A garbage dump catches fire in the Mantilla neighborhood in Havana.

The proliferation of dumps in Cuba has been endangering public health for years, and the government is not taking action.


A dumpster, in the middle of a street in the Mantilla neighborhood of Havana, caught fire and caused inconveniences for the local population.

"On Progreso street, between 6 and 7. This is a great danger, especially with the wind there is now," said a neighbor in the Facebook group Somos Mantilla.

Facebook We Are Mantilla

The post received numerous comments. One person complained about the amount of trash on the streets of Havana. "There's too much dirt... and filth on the streets. There's a stench everywhere," they said.

Another user reported that if the neighbors themselves do not create the large fires in the trash bins on the streets of the capital, the unsanitary conditions reach their homes.

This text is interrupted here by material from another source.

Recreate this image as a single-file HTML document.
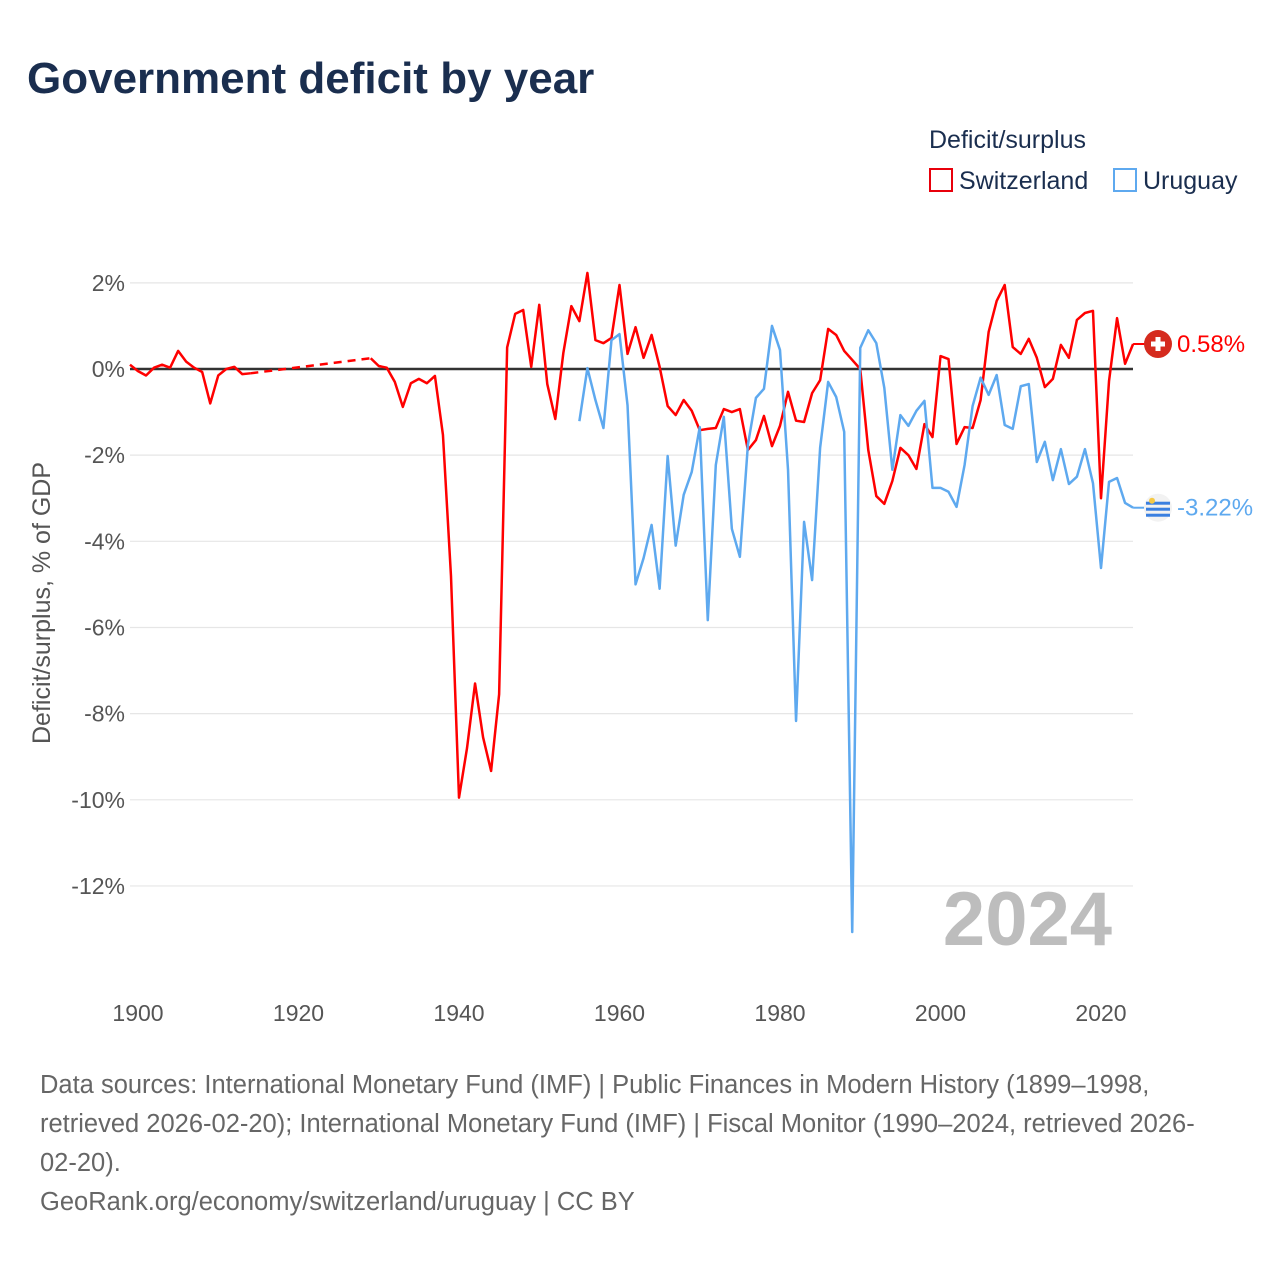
<!DOCTYPE html>
<html><head><meta charset="utf-8"><style>
body{margin:0;background:#fff;font-family:"Liberation Sans",sans-serif;}
svg text{font-family:"Liberation Sans",sans-serif;}
</style></head><body>
<svg id="chart" width="1280" height="1280" xmlns="http://www.w3.org/2000/svg">
<text x="27" y="93" font-size="44" font-weight="bold" fill="#1a2e4f">Government deficit by year</text>
<text x="929" y="148" font-size="25" fill="#1a2e4f">Deficit/surplus</text>
<g><rect x="930" y="169" width="22" height="22" fill="none" stroke="#e8000b" stroke-width="2"/><text x="959" y="189" font-size="25" fill="#1a2e4f">Switzerland</text></g>
<g><rect x="1114" y="169" width="22" height="22" fill="none" stroke="#5ea9ef" stroke-width="2"/><text x="1143" y="189" font-size="25" fill="#1a2e4f">Uruguay</text></g>
<g id="grid"></g>
<g id="xticks"></g>
<text transform="translate(50,603) rotate(-90)" text-anchor="middle" font-size="25" fill="#555">Deficit/surplus, % of GDP</text>
<text x="1112" y="945" text-anchor="end" font-size="76" font-weight="bold" fill="#bdbdbd">2024</text>
<g id="series"></g>
<text font-size="25.5" fill="#666"><tspan x="40" y="1093">Data sources: International Monetary Fund (IMF) | Public Finances in Modern History (1899–1998,</tspan><tspan x="40" y="1132">retrieved 2026-02-20); International Monetary Fund (IMF) | Fiscal Monitor (1990–2024, retrieved 2026-</tspan><tspan x="40" y="1171">02-20).</tspan><tspan x="40" y="1210">GeoRank.org/economy/switzerland/uruguay | CC BY</tspan></text>
</svg>
<script>
const yTicks=[2,0,-2,-4,-6,-8,-10,-12];
const xTicks=[1900,1920,1940,1960,1980,2000,2020];
const chYears=[1899,1900,1901,1902,1903,1904,1905,1906,1907,1908,1909,1910,1911,1912,1913,1914,1929,1930,1931,1932,1933,1934,1935,1936,1937,1938,1939,1940,1941,1942,1943,1944,1945,1946,1947,1948,1949,1950,1951,1952,1953,1954,1955,1956,1957,1958,1959,1960,1961,1962,1963,1964,1965,1966,1967,1968,1969,1970,1971,1972,1973,1974,1975,1976,1977,1978,1979,1980,1981,1982,1983,1984,1985,1986,1987,1988,1989,1990,1991,1992,1993,1994,1995,1996,1997,1998,1999,2000,2001,2002,2003,2004,2005,2006,2007,2008,2009,2010,2011,2012,2013,2014,2015,2016,2017,2018,2019,2020,2021,2022,2023,2024];
const chValues=[0.1,-0.05,-0.15,0.03,0.1,0.03,0.42,0.17,0.03,-0.07,-0.8,-0.15,0,0.05,-0.12,-0.1,0.25,0.07,0.03,-0.3,-0.88,-0.33,-0.23,-0.33,-0.16,-1.53,-4.8,-9.95,-8.8,-7.3,-8.55,-9.33,-7.55,0.5,1.28,1.37,0.05,1.49,-0.35,-1.16,0.37,1.46,1.11,2.23,0.67,0.6,0.72,1.95,0.35,0.97,0.26,0.79,0.05,-0.86,-1.07,-0.72,-0.97,-1.42,-1.39,-1.37,-0.93,-1.0,-0.93,-1.88,-1.65,-1.09,-1.79,-1.32,-0.53,-1.2,-1.23,-0.56,-0.26,0.93,0.79,0.42,0.21,0,-1.88,-2.95,-3.13,-2.6,-1.83,-2.0,-2.32,-1.28,-1.58,0.3,0.23,-1.74,-1.35,-1.37,-0.72,0.86,1.58,1.95,0.51,0.35,0.7,0.26,-0.42,-0.23,0.56,0.26,1.14,1.3,1.35,-3.0,-0.28,1.18,0.12,0.58];
const uyYears=[1955,1956,1957,1958,1959,1960,1961,1962,1963,1964,1965,1966,1967,1968,1969,1970,1971,1972,1973,1974,1975,1976,1977,1978,1979,1980,1981,1982,1983,1984,1985,1986,1987,1988,1989,1990,1991,1992,1993,1994,1995,1996,1997,1998,1999,2000,2001,2002,2003,2004,2005,2006,2007,2008,2009,2010,2011,2012,2013,2014,2015,2016,2017,2018,2019,2020,2021,2022,2023,2024];
const uyValues=[-1.21,0.02,-0.72,-1.37,0.67,0.81,-0.84,-5.0,-4.39,-3.62,-5.1,-2.02,-4.1,-2.92,-2.39,-1.35,-5.83,-2.23,-1.11,-3.71,-4.36,-1.76,-0.67,-0.46,1.0,0.44,-2.34,-8.17,-3.55,-4.9,-1.83,-0.3,-0.65,-1.46,-13.07,0.49,0.9,0.6,-0.44,-2.34,-1.07,-1.32,-0.97,-0.74,-2.76,-2.76,-2.85,-3.2,-2.23,-0.86,-0.2,-0.6,-0.14,-1.3,-1.39,-0.4,-0.35,-2.16,-1.69,-2.58,-1.86,-2.67,-2.5,-1.86,-2.65,-4.62,-2.62,-2.53,-3.11,-3.22];
const NS='http://www.w3.org/2000/svg';
const xS=y=>138+(y-1900)*8.025;
const yS=v=>369-v*43.08;
function mk(tag,attrs,parent){const e=document.createElementNS(NS,tag);for(const k in attrs)e.setAttribute(k,attrs[k]);parent.appendChild(e);return e;}
const grid=document.getElementById('grid');
yTicks.forEach(t=>{
  const l=mk('line',{x1:130,x2:1133,y1:yS(t),y2:yS(t),stroke:t===0?'#333':'#e6e6e6','stroke-width':t===0?2.5:1.2},grid);
  
  
  const tx=mk('text',{x:125,y:yS(t)+8,'text-anchor':'end','font-size':23,fill:'#555'},grid);
  tx.textContent=t+'%';
  
  
});
const xt=document.getElementById('xticks');
xTicks.forEach(t=>{
  const tx=mk('text',{x:xS(t),y:1021,'text-anchor':'middle','font-size':23,fill:'#555'},xt);
  tx.textContent=t;
  
  
});
const ser=document.getElementById('series');
function draw(years,vals,color,name){
  let d='';
  for(let i=0;i<years.length;i++){
    if(i>0&&years[i]-years[i-1]>1){
      const g=mk('line',{x1:xS(years[i-1]),y1:yS(vals[i-1]),x2:xS(years[i]),y2:yS(vals[i]),stroke:color,'stroke-width':2.5,'stroke-dasharray':'8 6'},ser);
      
      
      d+='M'+xS(years[i])+','+yS(vals[i]);
    } else d+=(i===0?'M':'L')+xS(years[i])+','+yS(vals[i]);
  }
  const p=mk('path',{d:d,fill:'none',stroke:color,'stroke-width':2.5,'stroke-linejoin':'round'},ser);
  
  
  return [xS(years[years.length-1]),yS(vals[vals.length-1]),vals[vals.length-1]];
}
const ch=draw(chYears,chValues,'#ff0000','switzerland');
const uy=draw(uyYears,uyValues,'#5ea9ef','uruguay');
let g=mk('g',{},ser);


mk('line',{x1:ch[0],y1:ch[1],x2:1145,y2:ch[1],stroke:'#ff0000','stroke-width':2},g);
mk('circle',{cx:1158,cy:ch[1],r:14,fill:'#d52b1e'},g);
mk('rect',{x:1151,y:ch[1]-2.5,width:14,height:5,fill:'#fff'},g);
mk('rect',{x:1155.5,y:ch[1]-7,width:5,height:14,fill:'#fff'},g);
let t=mk('text',{x:1177,y:ch[1]+8,'font-size':24,fill:'#ff0000'},g);t.textContent=ch[2].toFixed(2)+'%';
g=mk('g',{},ser);


mk('line',{x1:uy[0],y1:uy[1],x2:1145,y2:uy[1],stroke:'#5ea9ef','stroke-width':2},g);
mk('circle',{cx:1158,cy:uy[1],r:14,fill:'#f2f2f2'},g);
for(let k=0;k<3;k++)mk('rect',{x:1146,y:uy[1]-6+k*6,width:24,height:3,fill:'#3a7fe0'},g);
mk('circle',{cx:1152,cy:uy[1]-7,r:3,fill:'#f6c945'},g);
t=mk('text',{x:1177,y:uy[1]+8,'font-size':24,fill:'#5ea9ef'},g);t.textContent=uy[2].toFixed(2)+'%';
</script>
</body></html>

A study by Cuba Siglo 21 indicated that in the Cuban capital, the government stops collecting the equivalent of three Olympic swimming pools of waste every day.

The city has become an unhealthy hub where street-level dumps promote the proliferation of rats and mosquitoes, which cause diseases such as dengue and leptospirosis.

The situation has reached a point where the neighbors themselves are setting fire to the trash bins. Reports of urban fires are increasing, which become extremely dangerous due to the production of methane gas in these micro-dumps on the streets.